When the film does chose to be nostalgic, its recreations are at least technically impressive; whether it’s Flanagan matching shots from The Shining, or the reconstruction of the Overlook Hotel, using a combination of real sets and Kubrick’s original footage, digitally weaved in. In the end, Doctor Sleep is a film torn by its parent, as much as Danny is about Jack.

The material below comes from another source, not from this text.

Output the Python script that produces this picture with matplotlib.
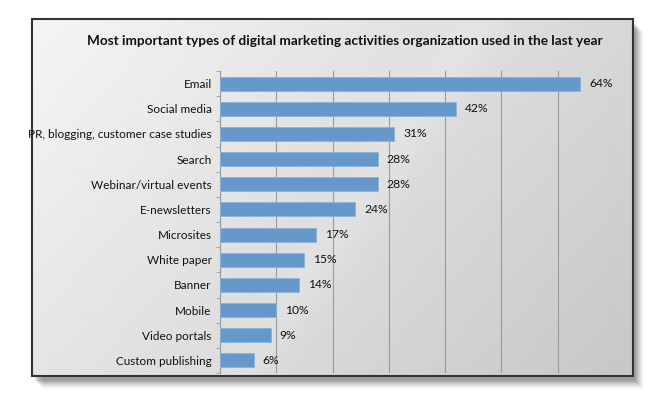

However, at least the film holds its own as a decent horror-thriller, even though it was never going to surpass the source material that it revers so much.

Pros

  • Mike Flanagan finds a nice balance between the tone of Kubrick’s The Shining and keeping to the spirit of King’s Doctor Sleep novel.
  • The way that the film depicts the use of ‘shining’ powers is very trippy.
  • Ewan McGregor is perfectly cast as a middle age Danny Torrance, dealing with the legacy of his father’s alcoholism, as much as the film deals with Kubrick’s legacy of The Shining.
  • The return to the Overlook Hotel is a masterful combination of editing and set design.

Cons

  • At 152 minutes long, the film feels very baggy.
  • The shadow of The Shining is long and looming, sometimes to the film’s detriment.
  • The film gets lost in nostalgia in the third act.

In a nutshell …

Mike Flanagan has become a bit of a horror genre specialist, and he’s certainly up to the challenge of balancing King’s narrative, against the legacy of Kubrick’s seminal work. The film is creepy and atmospheric, but it’s also overlong and loses itself a bit in nostalgia for Kubrick’s classic. Certainly one of the better Stephen King adaptations out there though.